Today's reading at Mass from the conclusion of the Acts of the Apostles (Acts 28:11-16, 30-31), on this annual memorial of the Dedication of St. Peter's Basilica on the Vatican Hill and St. Paul's Outside the Walls on the Via Ostiense, reads like a travel narrative, describing how Paul finally arrived in Rome. Of course, the whole book of Acts is itself a travel narrative - not just of Paul's (and others') journeys and adventures in the service of the gospel, but the journey of the gospel itself as it travels outward from Jerusalem. Just as Luke's Gospel began in Jerusalem (with Zechariah sacrificing in the Temple and seeing an angel), so too Luke's second volume, Acts, began in Jerusalem (with Jesus's ascension from the Mount of Olives and the apostles's daily prayer in the Temple). But, whereas Luke's Gospel also ended in Jerusalem, Acts recounts the steady, seeming inexorable expansion of the apostolic community outward from Jerusalem, outward finally all the way to the capital of the world, Rome. And thus we came to Rome (Acts 28:14) is not, therefore, just some historical anecdote but a thematic summary of the history of the apostolic Church - and the mission of the Church in every age and era.
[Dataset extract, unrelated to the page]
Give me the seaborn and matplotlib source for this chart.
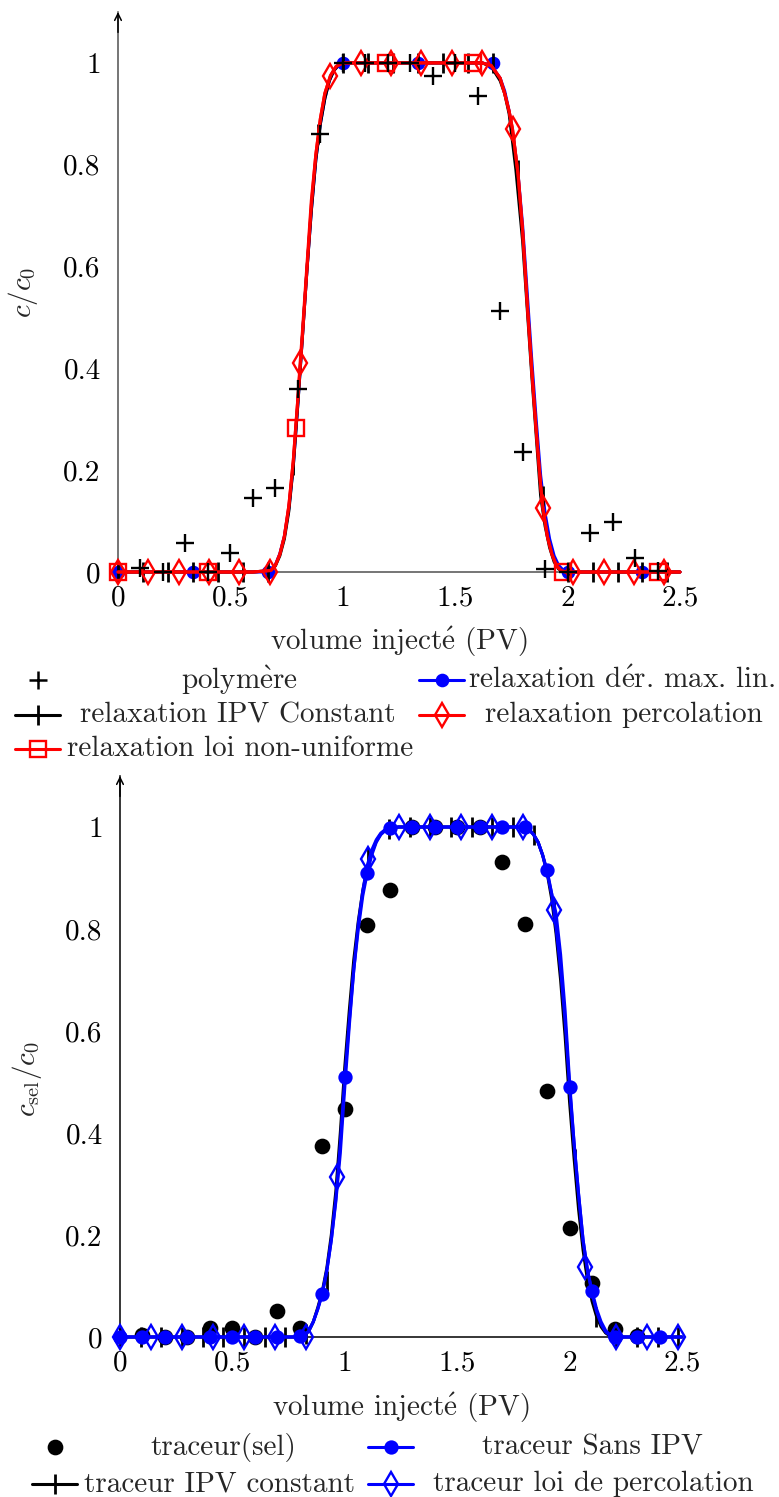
import matplotlib
matplotlib.use("Agg")
import matplotlib.pyplot as plt
import seaborn as sns
from matplotlib.lines import Line2D

# ---------------- top panel: polymer relaxation ----------------
poly_x = [0.1, 0.2, 0.3, 0.4, 0.5, 0.6, 0.7, 0.8, 0.9, 1.0, 1.1, 1.2, 1.3, 1.4,
          1.5, 1.6, 1.7, 1.8, 1.9, 2.0, 2.1, 2.2, 2.3, 2.4]
poly_y = [0.008, 0.0, 0.057, 0.0, 0.037, 0.145, 0.165, 0.36, 0.86, 1.0, 1.0, 1.0,
          1.0, 0.975, 1.0, 0.935, 0.512, 0.236, 0.006, 0.0, 0.076, 0.098, 0.027, 0.002]

# relaxation dér. max. lin. (blue)
lin_x = [0, 0.6, 0.66, 0.68, 0.70, 0.72, 0.74, 0.76, 0.78, 0.80, 0.82, 0.84, 0.86,
         0.88, 0.90, 0.92, 0.94, 0.96, 0.98, 1.0, 1.62, 1.66, 1.70, 1.72, 1.74, 1.76,
         1.78, 1.80, 1.82, 1.84, 1.86, 1.88, 1.90, 1.92, 1.94, 1.96, 1.98, 2.0, 2.5]
lin_y = [0, 0, 0, 0.004, 0.014, 0.036, 0.07, 0.125, 0.21, 0.33, 0.46, 0.59, 0.71,
         0.81, 0.88, 0.93, 0.965, 0.985, 0.995, 1.0, 1.0, 0.995, 0.97, 0.945, 0.905,
         0.85, 0.78, 0.68, 0.55, 0.42, 0.30, 0.19, 0.115, 0.065, 0.032, 0.013, 0.004, 0, 0]
lin_mx = [0, 0.333, 0.667, 1.0, 1.333, 1.667, 2.0, 2.333]
lin_my = [0, 0, 0, 1.0, 1.0, 1.0, 0, 0]

# relaxation IPV Constant (black)
ipv_x = [0, 0.6, 0.68, 0.70, 0.72, 0.74, 0.76, 0.78, 0.80, 0.82, 0.84, 0.86, 0.88,
         0.90, 0.92, 0.94, 0.96, 0.98, 1.0, 1.62, 1.66, 1.70, 1.72, 1.74, 1.77, 1.80,
         1.82, 1.84, 1.86, 1.88, 1.90, 1.92, 1.94, 1.96, 1.98, 2.5]
ipv_y = [0, 0, 0.003, 0.012, 0.032, 0.065, 0.12, 0.21, 0.33, 0.46, 0.59, 0.71, 0.81,
         0.88, 0.93, 0.965, 0.985, 0.995, 1.0, 1.0, 0.993, 0.965, 0.94, 0.9, 0.79,
         0.65, 0.52, 0.39, 0.27, 0.15, 0.09, 0.048, 0.02, 0.006, 0, 0]
ipv_mx = [0, 0.111, 0.222, 0.333, 0.444, 0.556, 0.667, 0.778, 0.889, 1.0, 1.111,
          1.222, 1.333, 1.444, 1.556, 1.667, 1.778, 1.889, 2.0, 2.111, 2.222, 2.333, 2.444]
ipv_my = [0, 0, 0, 0, 0, 0, 0, 0.21, 0.86, 1.0, 1.0, 1.0, 1.0, 1.0, 1.0, 1.0, 0.79,
          0.15, 0, 0, 0, 0, 0]

# relaxation percolation (red, diamonds)
perc_x = [0, 0.6, 0.68, 0.70, 0.72, 0.74, 0.76, 0.78, 0.79, 0.80, 0.81, 0.82, 0.84,
          0.86, 0.88, 0.90, 0.92, 0.945, 0.97, 1.0, 1.62, 1.66, 1.70, 1.72, 1.74, 1.755,
          1.78, 1.80, 1.82, 1.84, 1.86, 1.88, 1.89, 1.91, 1.93, 1.95, 1.97, 1.99, 2.5]
perc_y = [0, 0, 0.003, 0.013, 0.035, 0.07, 0.13, 0.22, 0.28, 0.34, 0.41, 0.47, 0.60,
          0.73, 0.82, 0.89, 0.94, 0.975, 0.993, 1.0, 1.0, 0.995, 0.97, 0.94, 0.905,
          0.87, 0.78, 0.67, 0.53, 0.40, 0.28, 0.17, 0.126, 0.07, 0.035, 0.013, 0.003, 0, 0]
perc_mx = [0, 0.135, 0.27, 0.405, 0.54, 0.675, 0.81, 0.945, 1.08, 1.215, 1.35, 1.485,
           1.62, 1.755, 1.89, 2.025, 2.16, 2.295, 2.43]
perc_my = [0, 0, 0, 0, 0, 0, 0.41, 0.975, 1.0, 1.0, 1.0, 1.0, 1.0, 0.87, 0.126, 0, 0, 0, 0]

# relaxation loi non-uniforme (red, squares)
nonu_x = perc_x
nonu_y = [0, 0, 0.003, 0.013, 0.035, 0.07, 0.13, 0.22, 0.282, 0.34, 0.40, 0.46, 0.59,
          0.72, 0.82, 0.89, 0.94, 0.975, 0.993, 1.0, 1.0, 0.995, 0.97, 0.94, 0.905,
          0.87, 0.78, 0.67, 0.53, 0.40, 0.28, 0.17, 0.126, 0.07, 0.035, 0.013, 0.003, 0, 0]
nonu_mx = [0, 0.4, 0.79, 1.19, 1.58, 1.98, 2.4]
nonu_my = [0, 0, 0.282, 1.0, 1.0, 0, 0]

# ---------------- bottom panel: salt tracer ----------------
sel_x = [0.1, 0.2, 0.3, 0.4, 0.5, 0.6, 0.7, 0.8, 0.9, 1.0, 1.1, 1.2, 1.3, 1.4, 1.5,
         1.6, 1.7, 1.8, 1.9, 2.0, 2.1, 2.2, 2.3]
sel_y = [0.003, 0.0, 0.0, 0.018, 0.018, 0.0, 0.051, 0.018, 0.375, 0.447, 0.808, 0.876,
         1.0, 1.0, 1.0, 1.0, 0.932, 0.809, 0.483, 0.213, 0.105, 0.016, 0.002]

sans_x = [0, 0.80, 0.82, 0.84, 0.86, 0.88, 0.90, 0.92, 0.94, 0.96, 0.98, 1.00, 1.02,
          1.04, 1.06, 1.08, 1.10, 1.12, 1.14, 1.16, 1.18, 1.20, 1.24, 1.80, 1.82, 1.84,
          1.86, 1.88, 1.90, 1.92, 1.94, 1.96, 1.98, 2.00, 2.02, 2.04, 2.06, 2.08, 2.10,
          2.12, 2.14, 2.16, 2.18, 2.20, 2.5]
sans_y = [0, 0, 0.003, 0.012, 0.03, 0.055, 0.085, 0.13, 0.19, 0.27, 0.38, 0.51, 0.62,
          0.72, 0.80, 0.865, 0.91, 0.945, 0.97, 0.985, 0.993, 0.998, 1.0, 1.0, 0.995,
          0.985, 0.97, 0.945, 0.915, 0.87, 0.80, 0.72, 0.62, 0.49, 0.38, 0.28, 0.19,
          0.13, 0.09, 0.055, 0.03, 0.013, 0.004, 0.0, 0.0]
sans_mx = [0, 0.1, 0.2, 0.3, 0.4, 0.5, 0.6, 0.7, 0.8, 0.9, 1.0, 1.1, 1.2, 1.3, 1.4, 1.5,
           1.6, 1.7, 1.8, 1.9, 2.0, 2.1, 2.2, 2.3, 2.4]
sans_my = [0, 0, 0, 0, 0, 0, 0, 0, 0.002, 0.085, 0.51, 0.91, 0.998, 1.0, 1.0, 1.0, 1.0,
           1.0, 1.0, 0.915, 0.49, 0.09, 0.0, 0, 0]

tipv_x = sans_x
tipv_y = [0, 0, 0.003, 0.012, 0.03, 0.058, 0.09, 0.135, 0.2, 0.285, 0.40, 0.53, 0.64,
          0.74, 0.815, 0.875, 0.92, 0.95, 0.972, 0.986, 0.994, 0.998, 1.0, 1.0, 0.995,
          0.985, 0.97, 0.945, 0.91, 0.86, 0.79, 0.70, 0.59, 0.46, 0.35, 0.25, 0.17,
          0.11, 0.07, 0.04, 0.02, 0.008, 0.002, 0.0, 0.0]
tipv_mx = [0, 0.092, 0.184, 0.276, 0.368, 0.46, 0.552, 0.644, 0.736, 0.828, 0.92, 1.012,
           1.104, 1.196, 1.288, 1.38, 1.472, 1.564, 1.656, 1.748, 1.84, 1.932, 2.024,
           2.116, 2.208, 2.3, 2.392, 2.484]
tipv_my = [0, 0, 0, 0, 0, 0, 0, 0, 0, 0.006, 0.11, 0.58, 0.94, 0.997, 1.0, 1.0, 1.0, 1.0,
           1.0, 1.0, 0.985, 0.84, 0.35, 0.04, 0.0, 0, 0, 0]

tperc_x = sans_x
tperc_y = [0, 0, 0.003, 0.012, 0.03, 0.055, 0.085, 0.13, 0.19, 0.265, 0.36, 0.49, 0.61,
           0.72, 0.81, 0.875, 0.925, 0.955, 0.975, 0.988, 0.995, 0.998, 1.0, 1.0, 0.995,
           0.985, 0.97, 0.945, 0.91, 0.87, 0.83, 0.75, 0.64, 0.50, 0.38, 0.28, 0.19,
           0.13, 0.085, 0.05, 0.025, 0.01, 0.003, 0.0, 0.0]
tperc_mx = [0, 0.138, 0.276, 0.414, 0.552, 0.69, 0.828, 0.966, 1.104, 1.242, 1.38,
            1.518, 1.656, 1.794, 1.932, 2.07, 2.208, 2.346, 2.484]
tperc_my = [0, 0, 0, 0, 0, 0, 0.0, 0.313, 0.937, 1.0, 1.0, 1.0, 1.0, 1.0, 0.838, 0.138,
            0, 0, 0]

x_ticks = [0, 0.5, 1, 1.5, 2, 2.5]
x_labels = ["0", "0.5", "1", "1.5", "2", "2.5"]
y_ticks = [0, 0.2, 0.4, 0.6, 0.8, 1]
y_labels = ["0", "0.2", "0.4", "0.6", "0.8", "1"]

# cmr10 has no precomposed accented letters, so build them with mathtext accents
E_ACUTE = r"$\acute{\mathrm{e}}$"
E_GRAVE = r"$\grave{\mathrm{e}}$"
XLABEL = "volume inject" + E_ACUTE + " (PV)"

sns.set_theme(style="white")
plt.rcParams["font.family"] = ["cmr10", "DejaVu Serif"]
plt.rcParams["mathtext.fontset"] = "cm"
plt.rcParams["axes.unicode_minus"] = False

FS = 21
W, H = 779, 1497
BLUE, RED = "#0000ff", "#ff0000"
DIA = 12.5


def curve(ax, x, y, color, lw=2.2, z=2):
    sns.lineplot(x=x, y=y, ax=ax, color=color, lw=lw, sort=False, estimator=None,
                 zorder=z, clip_on=False)


def marks(ax, x, y, color, marker, ms, mew=1.8, fill=False, z=3):
    sns.lineplot(x=x, y=y, ax=ax, color=color, linestyle="", marker=marker,
                 markersize=ms, markeredgewidth=mew, markeredgecolor=color,
                 markerfacecolor=color if fill else "none", sort=False,
                 estimator=None, zorder=z, clip_on=False)


def style_axis(ax, ylabel, spine_col, ylab_xy, xlab_y):
    ax.set_xlim(0, 2.5)
    ax.set_ylim(0, 1.1)
    for s in ["top", "right"]:
        ax.spines[s].set_visible(False)
    for s in ["left", "bottom"]:
        ax.spines[s].set_color(spine_col)
        ax.spines[s].set_linewidth(1.1)
        ax.spines[s].set_zorder(1)
    ax.set_xticks(x_ticks, x_labels)
    ax.set_yticks(y_ticks, y_labels)
    ax.tick_params(direction="inout", length=9, width=0.8, color="#808080",
                   labelsize=FS, pad=5, labelcolor="black")
    ax.tick_params(axis="y", pad=8)
    ax.set_xlabel(XLABEL, fontsize=FS)
    ax.set_ylabel(ylabel, fontsize=FS)
    ax.xaxis.set_label_coords(0.5, xlab_y)
    ax.yaxis.set_label_coords(*ylab_xy)
    ax.annotate("", xy=(0, 1.1), xytext=(0, 1.06), xycoords="data",
                arrowprops=dict(arrowstyle="->", color="black", lw=1.1,
                                shrinkA=0, shrinkB=0), annotation_clip=False)
    ax.grid(False)


def legend_entry(fig, x0, x1, y, color, marker, ms, text, tx, line=True, fill=False, mew=1.8):
    yf = 1 - y / H
    if line:
        fig.add_artist(Line2D([x0 / W, x1 / W], [yf, yf], color=color, lw=2.2,
                              transform=fig.transFigure))
    fig.add_artist(Line2D([(x0 + x1) / 2 / W], [yf], color=color, marker=marker,
                          markersize=ms, markeredgewidth=mew, markeredgecolor=color,
                          markerfacecolor=color if fill else "none", linestyle="",
                          transform=fig.transFigure))
    fig.text(tx / W, yf, text, ha="center", va="center", fontsize=FS)


fig = plt.figure(figsize=(W / 100, H / 100), dpi=100)
ax1 = fig.add_axes([118 / W, 1 - 572 / H, 562 / W, 560 / H])
ax2 = fig.add_axes([120 / W, 1 - 1337 / H, 562 / W, 561 / H])

# top panel
marks(ax1, poly_x, poly_y, "black", "+", 13, mew=1.7, z=6)
curve(ax1, lin_x, lin_y, BLUE, z=2)
marks(ax1, lin_mx, lin_my, BLUE, "o", 8, fill=True, z=3)
curve(ax1, ipv_x, ipv_y, "black", z=2)
marks(ax1, ipv_mx, ipv_my, "black", "|", 15, mew=2.0, z=3)
curve(ax1, perc_x, perc_y, RED, z=4)
marks(ax1, perc_mx, perc_my, RED, "d", DIA, mew=1.7, z=5)
curve(ax1, nonu_x, nonu_y, RED, z=4)
marks(ax1, nonu_mx, nonu_my, RED, "s", 12, mew=1.7, z=5)
style_axis(ax1, "$c/c_0$", "#505050", (-0.139, 0.5), -0.095)

# bottom panel
marks(ax2, sel_x, sel_y, "black", "o", 9.5, fill=True, z=3)
curve(ax2, sans_x, sans_y, BLUE, z=4)
marks(ax2, sans_mx, sans_my, BLUE, "o", 8.5, fill=True, z=5)
curve(ax2, tipv_x, tipv_y, "black", z=2)
marks(ax2, tipv_mx, tipv_my, "black", "|", 15, mew=2.0, z=3)
curve(ax2, tperc_x, tperc_y, BLUE, z=4)
marks(ax2, tperc_mx, tperc_my, BLUE, "d", DIA, mew=1.7, z=5)
style_axis(ax2, r"$c_\mathrm{sel}/c_0$", "black", (-0.135, 0.46), -0.096)

# legends (two columns, centred text as in the original)
legend_entry(fig, 15, 60, 680, "black", "+", 13, "polym" + E_GRAVE + "re", 239, line=False)
legend_entry(fig, 419, 464, 680, BLUE, "o", 8, "relaxation d" + E_ACUTE + "r. max. lin.", 622, fill=True)
legend_entry(fig, 15, 60, 715, "black", "|", 15, "relaxation IPV Constant", 238, mew=2.0)
legend_entry(fig, 419, 464, 715, RED, "d", DIA, "relaxation percolation", 624, mew=1.7)
legend_entry(fig, 15, 60, 749, RED, "s", 12, "relaxation loi non-uniforme", 240, mew=1.7)

legend_entry(fig, 32, 77, 1447, "black", "o", 9.5, "traceur(sel)", 223, line=False, fill=True)
legend_entry(fig, 368, 413, 1447, BLUE, "o", 8.5, "traceur Sans IPV", 592, fill=True)
legend_entry(fig, 32, 77, 1484, "black", "|", 15, "traceur IPV constant", 220, mew=2.0)
legend_entry(fig, 368, 413, 1484, BLUE, "d", DIA, "traceur loi de percolation", 593, mew=1.7)

fig.savefig("out.png", dpi=100)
Today's Gospel account (Matthew 14:22-33) of Peter walking toward Jesus on the water, only to become frightened and begin to sink and then be rescued by Jesus' outstretched hand, always reminds me of those cartoons I used to watch on Saturday mornings as a boy, in which the character would run off a cliff and keep going until suddenly he looks down and realizes he is walking on air, whereupon he immediately begins to fall. Peter had no trouble walking on the water while he was focused on Jesus. Once he focused on himself, however, his precarious situation started to sink him. Fortunately, Jesus was still there, and Peter could call out to him - refocus - and be saved. That's an unsubtle metaphor for the mission and life of the Church, precariously tossed about by the waves and apparently even beginning to sink, but saved by it focus on the object of its faith, Jesus. The apostles' ministry outward to the world - and Peter's particular ministry as the apostles' leader and spokesman - could never succeed (or even make sense) on the basis of themselves but could only succeed by remaining faithful to Jesus whose witnesses they were commissioned to be. So too the Church succeeds not by human prowess but by fidelity to to the witness of its founding apostles and to the mission entrusted by Christ to the Church through those great apostles.
And so the gospel came to Rome, as from Rome it continues to go out to all the world.
Homily for the Memorial of the Dedication of the Basilicas of Saint Peter and Saint Paul at Immaculate Conception Church, Knoxville, TN, November 18, 2011.